Financial results show Islamic lenders are unaffected after shifting mortgages under floating rates to a fixed one
The landscape of pricing housing loans for retails has changed forever after the recent entrance of the Saudi Real Estate Refinance Company (SRC). These rules were almost impossible to abandon by local lenders if it were not for the full government support across all spectrums (goal is to increase homeownership to 60 percent by 2020 and 70 percent by 2030).
Throughout May to June, more than eight Saudi banks embarked on a rare low-profile initiative, from global scale, to convert mortgages that are priced with floating rate to fixed one. Such initiative is only limited to the retail portfolio for mortgage lending. Early this year, mortgage holders, who lacks financial knowledge, found themselves exposed to Saudi interest rise (SAIBOR). After nine years of stable interest rate, Saudi mortgage holders found themselves suddenly tangled with the mechanics of high interest rates that started to eat up their income through the monthly mortgage installments (being repriced more than once per year). Having a murabaha contract means the rate will be fixed.
What happened after?
-Second half results of 2018 show that majority of Islamic banks are not affected after shifting mortgages under floating rates to a fixed one (due to the use of Islamic profit-rate swaps).
-SRC has launched an initiative to allow retailers to apply for cheaper mortgages at fixed rates (with at least seven local financial institutions are taking part to provide new mortgages for home buyers).
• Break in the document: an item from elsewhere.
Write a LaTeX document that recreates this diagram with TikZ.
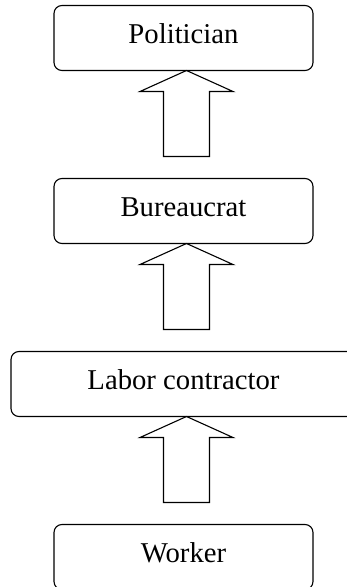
\documentclass[tikz,border=0pt]{standalone}
\usepackage{fontspec}
\setmainfont{Liberation Serif}
\usetikzlibrary{positioning}

\tikzset{
    rolebox/.style={draw, rounded corners=8pt, line width=1.1pt, minimum width=259pt,
        minimum height=65pt, inner sep=0pt, outer sep=0pt, text height=20pt, text depth=9pt,
        font=\fontsize{28.7}{34}\selectfont},
    hollowarrow/.style={draw, line width=1.1pt, line join=miter}
}

\begin{document}
\begin{tikzpicture}[x=1pt, y=1pt, node distance=108pt]
            \useasboundingbox (0,0) rectangle (346,587);
            \node[rolebox] (pol) at (183.5,549) {Politician};
            \node[rolebox, below=of pol] (bur) {Bureaucrat};
            \node[rolebox, below=of bur, minimum width=345pt] (lab) {Labor contractor};
            \node[rolebox, below=of lab] (wrk) {Worker};

            \foreach \top in {pol,bur,lab}
                {\draw[hollowarrow] ([xshift=3pt]\top.south) -- ++(-46.5,-21) -- ++(23.5,0) -- ++(0,-65)
                    -- ++(46,0) -- ++(0,65) -- ++(23.5,0) -- cycle;}
        \end{tikzpicture}
\end{document}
SRC is basically buying these housing portfolios and will be issuing sukuk against them (be it floating or fixed rate).
-While the number of local lenders who embrace this initiative reached nine so far, it seems understandable that Saudi British Bank (SABB) and Alawwal Bank are yet to announce anything on this regard (This is likely due to the expected merger between them which will create Saudi Arabia's third-biggest lender in 2019).